In 1856, Hans von Bülow wrote for the Neue Zeitschrift für Musik: "It seemed as if with the greatness of the task, the forces to defeat it had also grown. The execution (Liszt-Mazeppa) was admirable in its lively conception and technical endurance. The Sondershausen band may claim the fame of the initiative without the worry that it will soon be surpassed in this beautiful achievement by another."

Franz Liszt in a letter to Baron Lothar von Thüna: "The orchestra which he (Max Erdmannsdörfer) conducts ranks among the most renowned in Germany, and rightly so, for the orchestral works have nowhere been performed with so much cleverness, accuracy and power."

Max Bruch to Clara Schumann (7 August 1867): "... I have a fixed salary of 1000 Thaler and even enjoy the priceless title of "Court Kapellmeister", have a great deal of time to work, conduct a quite excellent court orchestra, am together with the orchestra almost daily, perform all the good music that exists, am completely independent in determining the programmes, and am sure of the full approval of our music-loving princess in all undertakings".

Richard Wagner in a letter dated 3 May 1858 from Zurich to Kapellmeister Eduard Stein concerning the performance of Lohengrin at the Court Theatre in Sondershausen on 26. March 1858: "... I have just read a report on your performance of my Lohengrin, and I see from it that I was so happy to meet in you one of those rare friends whose beautiful and uplifting participation alone does not make me regret having given my works to the public, where they so often and usually experience the fate of maltreatment and ridicule. [...] To your honoured orchestra, as well as to the singers unknown to me, who distinguished themselves so well in Lohengrin, my greatest thanks and best regards! [...] Thanks, thanks for the pleasure you gave me!"
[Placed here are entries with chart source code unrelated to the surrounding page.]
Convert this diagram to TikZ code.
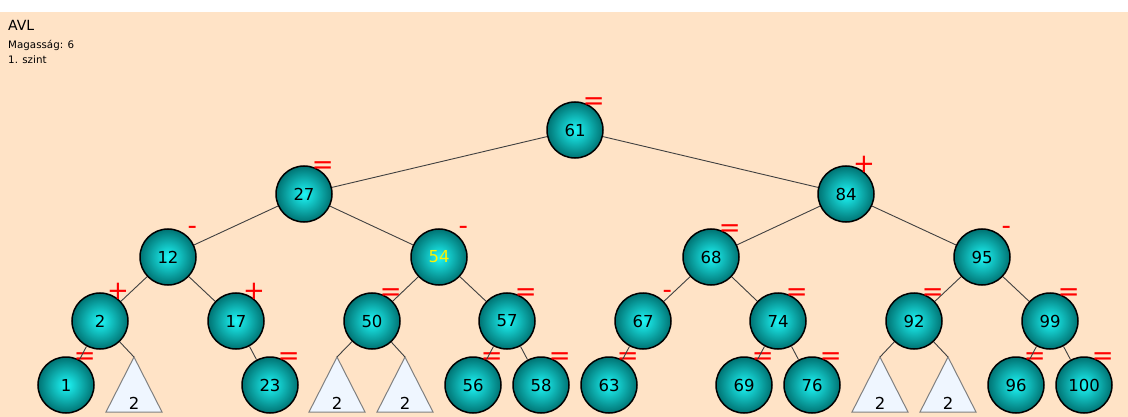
\documentclass[tikz,border=0pt]{standalone}
\usepackage{fontspec}
\setmainfont{DejaVu Sans}
\usepackage{tikz}
\definecolor{peach}{HTML}{FFE3C6}
\definecolor{tealdark}{HTML}{007373}
\definecolor{tealhi}{HTML}{1EF7F7}
\definecolor{leafbg}{HTML}{EFF6FF}

\begin{document}
\begin{tikzpicture}[x=1pt,y=-1pt,
	avl/.style={circle,draw=black,line width=1.5pt,minimum size=56pt,inner sep=0pt,
		shading=radial,inner color=tealhi,outer color=tealdark,
		font=\fontsize{16.5}{18}\selectfont},
	bal/.style={text=red,font=\fontsize{26}{26}\selectfont,inner sep=0pt,anchor=center},
	eq/.style={label={[bal,label distance=4pt]55:{=}}},
	plus/.style={label={[bal,label distance=6pt]59:{+}}},
	minus/.style={label={[bal,label distance=9pt,yshift=-2pt]50:{-}}},
	link/.style={draw=black!75,line width=0.9pt},
	sub/.style={draw=black!50,line width=1pt,fill=leafbg},
	subtxt/.style={inner sep=0pt,font=\fontsize{16.5}{18}\selectfont}]

	\useasboundingbox (0,0) rectangle (1128,417);
	\fill[white] (0,0) rectangle (1128,417);
	\fill[peach] (0,12) rectangle (1128,417);

	\node[anchor=base west,inner sep=0pt,font=\fontsize{14}{16}\selectfont] (title) at (8,31) {AVL};
	\node[anchor=base west,inner sep=0pt,font=\fontsize{10.3}{12}\selectfont] (height) at (8,48.7) {Magasság: 6};
	\node[anchor=base west,inner sep=0pt,font=\fontsize{10.3}{12}\selectfont] (level) at (8,64) {1. szint};

	\node[avl,eq] (n61) at (575,130) {61};

	\node[avl,eq] (n27) at (304,194) {27};
	\node[avl,plus] (n84) at (846,194) {84};

	\node[avl,minus] (n12) at (168,257) {12};
	\node[avl,minus,text=yellow] (n54) at (439,257) {54};
	\node[avl,eq] (n68) at (711,257) {68};
	\node[avl,minus] (n95) at (982,257) {95};

	\node[avl,plus] (n2) at (100,321) {2};
	\node[avl,plus] (n17) at (236,321) {17};
	\node[avl,eq] (n50) at (372,321) {50};
	\node[avl,eq] (n57) at (507,321) {57};
	\node[avl,minus] (n67) at (643,321) {67};
	\node[avl,eq] (n74) at (778,321) {74};
	\node[avl,eq] (n92) at (914,321) {92};
	\node[avl,eq] (n99) at (1050,321) {99};

	\node[avl,eq] (n1) at (66,385) {1};
	\node[avl,eq] (n23) at (270,385) {23};
	\node[avl,eq] (n56) at (473,385) {56};
	\node[avl,eq] (n58) at (541,385) {58};
	\node[avl,eq] (n63) at (609,385) {63};
	\node[avl,eq] (n69) at (744,385) {69};
	\node[avl,eq] (n76) at (812,385) {76};
	\node[avl,eq] (n96) at (1016,385) {96};
	\node[avl,eq] (n100) at (1084,385) {100};

	% subtrees hanging below the last level
	\coordinate (t2r) at (134,357);
	\coordinate (t50l) at (337,357);
	\coordinate (t50r) at (405,357);
	\coordinate (t92l) at (880,357);
	\coordinate (t92r) at (948,357);
	\draw[sub] (t2r) -- ++(-28,55) -- ++(56,0) -- cycle;
	\draw[sub] (t50l) -- ++(-28,55) -- ++(56,0) -- cycle;
	\draw[sub] (t50r) -- ++(-28,55) -- ++(56,0) -- cycle;
	\draw[sub] (t92l) -- ++(-28,55) -- ++(56,0) -- cycle;
	\draw[sub] (t92r) -- ++(-28,55) -- ++(56,0) -- cycle;
	\node[subtxt] (h2r) at (134,403) {2};
	\node[subtxt] (h50l) at (337,403) {2};
	\node[subtxt] (h50r) at (405,403) {2};
	\node[subtxt] (h92l) at (880,403) {2};
	\node[subtxt] (h92r) at (948,403) {2};

	\draw[link] (n61) -- (n27) (n61) -- (n84);
	\draw[link] (n27) -- (n12) (n27) -- (n54) (n84) -- (n68) (n84) -- (n95);
	\draw[link] (n12) -- (n2) (n12) -- (n17) (n54) -- (n50) (n54) -- (n57)
		(n68) -- (n67) (n68) -- (n74) (n95) -- (n92) (n95) -- (n99);
	\draw[link] (n2) -- (n1) (n2) -- (t2r) (n17) -- (n23)
		(n50) -- (t50l) (n50) -- (t50r) (n57) -- (n56) (n57) -- (n58)
		(n67) -- (n63) (n74) -- (n69) (n74) -- (n76)
		(n92) -- (t92l) (n92) -- (t92r) (n99) -- (n96) (n99) -- (n100);
\end{tikzpicture}
\end{document}
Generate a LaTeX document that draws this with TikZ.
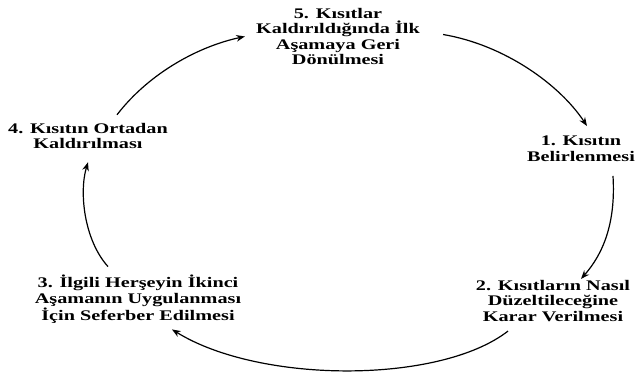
\documentclass[tikz,border=0pt]{standalone}
\usepackage{fontspec}
\setmainfont[FakeStretch=1.38]{Liberation Serif}
\usepackage{tikz}
\usetikzlibrary{arrows.meta, calc}

\tikzset{
  adim/.style={align=center, inner sep=0pt, font=\fontsize{11}{11.7}\selectfont\bfseries},
  ok/.style={->, line width=0.9pt}
}

\begin{document}
\begin{tikzpicture}[x=0.75pt, y=-0.75pt, >={Stealth[length=6.5pt, width=5pt]}]
    \useasboundingbox (0,0) rectangle (640,372);
    % cycle steps
    \node[adim] (s5) at (338,36.5) {5. Kısıtlar\\ Kaldırıldığında İlk\\ Aşamaya Geri\\ Dönülmesi};
    \node[adim] (s1) at (581,149) {1. Kısıtın\\ Belirlenmesi};
    \node[adim] (s2) at (553,301) {2. Kısıtların Nasıl\\ Düzeltileceğine\\ Karar Verilmesi};
    \node[adim] (s3) at (138,299) {3. İlgili Herşeyin İkinci\\ Aşamanın Uygulanması\\ İçin Seferber Edilmesi};
    \node[adim] (s4) at (88,136) {4. Kısıtın Ortadan\\ Kaldırılması};
    % arrows
    \draw[ok] ($(s5.east)+(23,-2)$) .. controls (505,45) and (560,85) .. ($(s1.north)+(6,-10)$);
    \draw[ok] ($(s1.south)+(32,14)$) .. controls (616,225) and (602,255) .. ($(s2.north)+(28,-1)$);
    \draw[ok] ($(s2.south)+(-45,9)$) .. controls (440,384) and (260,384) .. ($(s3.south)+(34,6)$);
    \draw[ok] ($(s3.north)+(-30,-8)$) .. controls (84,240) and (79,192) .. ($(s4.south)+(0,13)$);
    \draw[ok] ($(s4.north)+(29,-8)$) .. controls (150,72) and (200,46) .. ($(s5.west)+(-11,0)$);
\end{tikzpicture}
\end{document}
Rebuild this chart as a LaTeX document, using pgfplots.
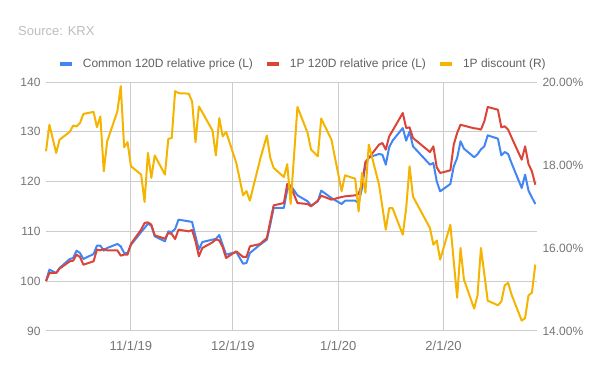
\documentclass[border=0pt]{standalone}
\usepackage{fontspec}
\setmainfont{Liberation Sans}
\usepackage{pgfplots}
\usepackage{pgfplotstable}
\pgfplotsset{compat=1.18}
\definecolor{cblue}{HTML}{4285F4}
\definecolor{cred}{HTML}{DB4437}
\definecolor{cyel}{HTML}{F4B400}
\definecolor{gridc}{HTML}{CCCCCC}
\definecolor{tickc}{HTML}{757575}
\definecolor{legc}{HTML}{616161}
\definecolor{titc}{HTML}{BDBDBD}

% d = days since 11/1/19
\pgfplotstableread{
d c p
-25 100.00 100.00
-24 102.32 101.65
-22 101.65 101.65
-21 102.65 102.52
-18 104.46 103.99
-17 104.66 104.12
-16 106.13 105.33
-15 105.66 104.86
-14 104.46 103.32
-11 105.46 103.99
-10 107.14 106.33
-9 107.14 106.20
-8 106.13 106.47
-7 106.67 106.20
-4 107.47 106.20
-3 107.00 105.13
-2 105.66 105.33
-1 105.66 105.33
0 107.30 107.50
3 109.88 110.35
4 110.68 111.69
5 111.55 111.82
6 111.15 111.35
7 109.01 109.21
10 108.01 108.54
11 110.01 109.68
12 109.88 109.48
13 110.48 108.47
14 112.36 110.35
17 112.02 110.01
18 111.89 110.28
19 109.01 108.01
20 106.33 104.99
21 107.87 106.67
24 108.34 107.80
25 108.50 108.40
26 109.27 108.17
27 107.27 106.84
28 105.33 104.66
31 105.86 106.00
33 103.52 104.86
34 103.65 104.86
35 105.66 107.00
38 107.34 107.47
40 108.34 108.67
41 111.35 112.02
42 114.70 115.23
45 114.70 115.70
46 118.38 119.52
47 119.25 119.05
49 117.24 115.70
52 116.04 115.50
53 115.17 115.03
55 116.04 116.17
56 118.18 117.18
59 116.71 116.37
62 115.50 116.91
63 116.17 117.04
66 116.17 117.24
67 115.70 117.51
68 118.71 119.52
69 123.40 123.94
70 124.87 124.74
73 125.54 127.42
74 125.41 127.75
75 123.40 126.41
76 126.90 129.09
77 128.22 130.23
80 130.76 133.78
81 128.22 130.76
82 130.09 130.90
83 127.08 128.76
88 123.40 125.94
89 123.73 127.08
90 120.05 122.86
91 118.05 121.73
94 119.52 122.26
95 123.07 127.42
96 124.74 129.76
97 128.09 131.43
98 126.61 131.23
101 124.90 130.70
102 125.48 130.63
103 126.48 130.43
104 127.08 132.10
105 129.29 134.98
108 128.62 134.44
109 125.27 130.90
110 125.94 131.10
111 125.54 130.43
112 123.73 128.89
115 118.71 124.40
116 121.39 127.08
117 118.18 123.53
118 116.84 122.06
119 115.50 119.38
}\prices

\pgfplotstableread{
d r
-25 18.33
-24 18.97
-22 18.29
-21 18.61
-18 18.80
-17 18.95
-16 18.93
-15 19.01
-14 19.23
-11 19.28
-10 18.91
-9 19.17
-8 17.85
-7 18.57
-4 19.29
-3 19.90
-2 18.43
-1 18.55
0 17.97
3 17.77
4 17.11
5 18.29
6 17.69
7 18.23
10 17.77
11 18.63
12 18.65
13 19.78
14 19.73
17 19.72
18 19.53
19 18.55
20 19.41
21 19.27
24 18.83
25 18.23
26 19.13
27 18.69
28 18.80
31 18.05
33 17.27
34 17.37
35 17.14
38 18.13
40 18.71
41 18.17
42 17.93
45 17.71
46 18.02
47 17.06
49 19.40
52 18.77
53 18.37
55 18.21
56 19.12
59 18.61
62 17.37
63 17.75
66 17.67
67 16.88
68 17.81
69 17.33
70 18.49
73 17.53
74 16.99
75 16.44
76 16.96
77 16.96
80 16.32
81 16.96
82 17.97
83 17.24
88 16.48
89 16.08
90 16.18
91 15.72
94 16.56
95 15.68
96 14.80
97 16.00
98 15.24
101 14.54
102 14.86
103 16.00
104 15.37
105 14.73
108 14.62
109 14.71
110 15.10
111 15.16
112 14.88
115 14.25
116 14.31
117 14.86
118 14.92
119 15.60
}\disc

\begin{document}
\begin{tikzpicture}[x=1pt,y=1pt]
\useasboundingbox (0,0) rectangle (600,371);
\node[anchor=west, inner sep=0pt, font=\fontsize{13}{15}\selectfont, text=titc] at (18,340) {Source: KRX};
\begin{axis}[
  at={(46pt,40pt)}, anchor=south west,
  scale only axis, width=491pt, height=249pt,
  xmin=-25, xmax=119.5, ymin=90, ymax=140,
  xtick={0,30,61,92},
  xticklabels={11/1/19,12/1/19,1/1/20,2/1/20},
  ytick={90,100,110,120,130,140},
  xmajorgrids, ymajorgrids,
  major grid style={gridc, line width=1pt},
  axis line style={draw=none},
  major tick length=0pt,
  /pgf/number format/assume math mode=true,
  xticklabel style={font=\fontsize{13}{15}\selectfont, text=tickc, yshift=-7pt},
  yticklabel style={font=\fontsize{12}{14}\selectfont, text=tickc, xshift=-2pt},
  clip=false,
]
\addplot[cblue, line width=2pt, line join=round] table[x=d, y=c]{\prices};
\addplot[cred, line width=2pt, line join=round] table[x=d, y=p]{\prices};
\end{axis}
\begin{axis}[
  at={(46pt,40pt)}, anchor=south west,
  scale only axis, width=491pt, height=249pt,
  xmin=-25, xmax=119.5, ymin=14, ymax=20,
  axis y line*=right, axis x line=none,
  ytick={14,16,18,20},
  yticklabels={14.00\%,16.00\%,18.00\%,20.00\%},
  axis line style={draw=none},
  major tick length=0pt,
  yticklabel style={font=\fontsize{12}{14}\selectfont, text=tickc, xshift=2pt},
  legend columns=3,
  legend style={at={(0.521,1.072)}, anchor=center, draw=none, fill=none,
    inner sep=0pt, font=\fontsize{12}{14}\selectfont, text=legc,
    /tikz/every odd column/.append style={column sep=9pt},
    /tikz/every even column/.append style={column sep=12pt},
    nodes={inner sep=0pt}},
  legend image code/.code={\draw[#1, line width=4pt, line cap=butt] (0pt,0pt) -- (12pt,0pt);},
  clip=false,
]
\addlegendimage{cblue, line width=2pt}
\addlegendentry{Common 120D relative price (L)}
\addlegendimage{cred, line width=2pt}
\addlegendentry{1P 120D relative price (L)}
\addplot[cyel, line width=2pt, line join=round] table[x=d, y=r]{\disc};
\addlegendentry{1P discount (R)}
\end{axis}
\end{tikzpicture}
\end{document}
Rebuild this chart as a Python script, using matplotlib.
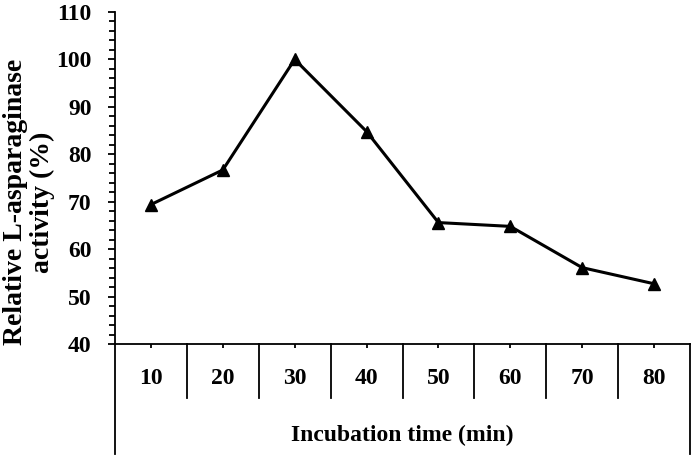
import numpy as np
import matplotlib.pyplot as plt
from matplotlib.ticker import MultipleLocator

plt.rcParams['font.family'] = ['Liberation Serif', 'DejaVu Serif']
plt.rcParams['font.weight'] = 'bold'

# values
times = ['10', '20', '30', '40', '50', '60', '70', '80']
activity = [69.4, 76.7, 100.0, 84.8, 65.6, 64.8, 56.1, 52.7]

fig = plt.figure(figsize=(6.97, 4.57), dpi=100)
ax = fig.add_axes([115/697, 113/457, 575/697, 332/457])

x = np.arange(1, len(times) + 1)
ax.plot(x, activity, color='black', lw=2.2, marker='^', ms=8.5, mfc='black', mec='black')

ax.set_xlim(0.5, len(times) + 0.5)
ax.set_ylim(40, 110)
ax.yaxis.set_major_locator(MultipleLocator(10))
ax.yaxis.set_minor_locator(MultipleLocator(2))
ax.tick_params(axis='y', which='major', direction='out', length=5, width=1.3, pad=12, labelsize=17)
ax.tick_params(axis='y', which='minor', direction='out', length=4, width=1.3)

ax.set_xticks(x)
ax.set_xticklabels(times, fontsize=17, fontweight='bold')
ax.tick_params(axis='x', which='major', direction='out', length=3, width=1.3, pad=14)
for lab in ax.get_yticklabels():
    lab.set_fontweight('bold')

for s in ['top', 'right']:
    ax.spines[s].set_visible(False)
for s in ['left', 'bottom']:
    ax.spines[s].set_linewidth(1.3)

# category separators below the axis (Excel style)
trans = ax.get_xaxis_transform()
px = 1 / 332
for i in range(len(times) + 1):
    xb = i + 0.5
    if i == 0 or i == len(times):
        ax.plot([xb, xb], [0, -110 * px], color='black', lw=1.3, transform=trans, clip_on=False)
    else:
        ax.plot([xb, xb], [0, -54 * px], color='black', lw=1.3, transform=trans, clip_on=False)

ax.text(0.5, -91 * px, 'Incubation time (min)', transform=ax.transAxes,
        ha='center', va='center', fontsize=17, fontweight='bold')

fig.text(29/697, 1 - 202/457, 'Relative L-asparaginase\nactivity (%)', rotation=90,
         ha='center', va='center', multialignment='center', fontsize=20,
         fontweight='bold', linespacing=1.05)

fig.savefig('out.png', dpi=100)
From a letter by Max Bruch to Johannes Brahms of 15 June 1870: "... The Princely Orchestra is very good, one of the most beautiful orchestras in Germany. There is excellent discipline; the people are willing and enthusiastic. The most difficult things can be performed very well with this splendidly well-rehearsed orchestra without much effort. In no other place in Germany are so many orchestral novelties performed during the concert season as here......The intercourse with the orchestra is easy and pleasant. I am on the best of terms with the people and will always remain on the friendliest terms with them even after my departure."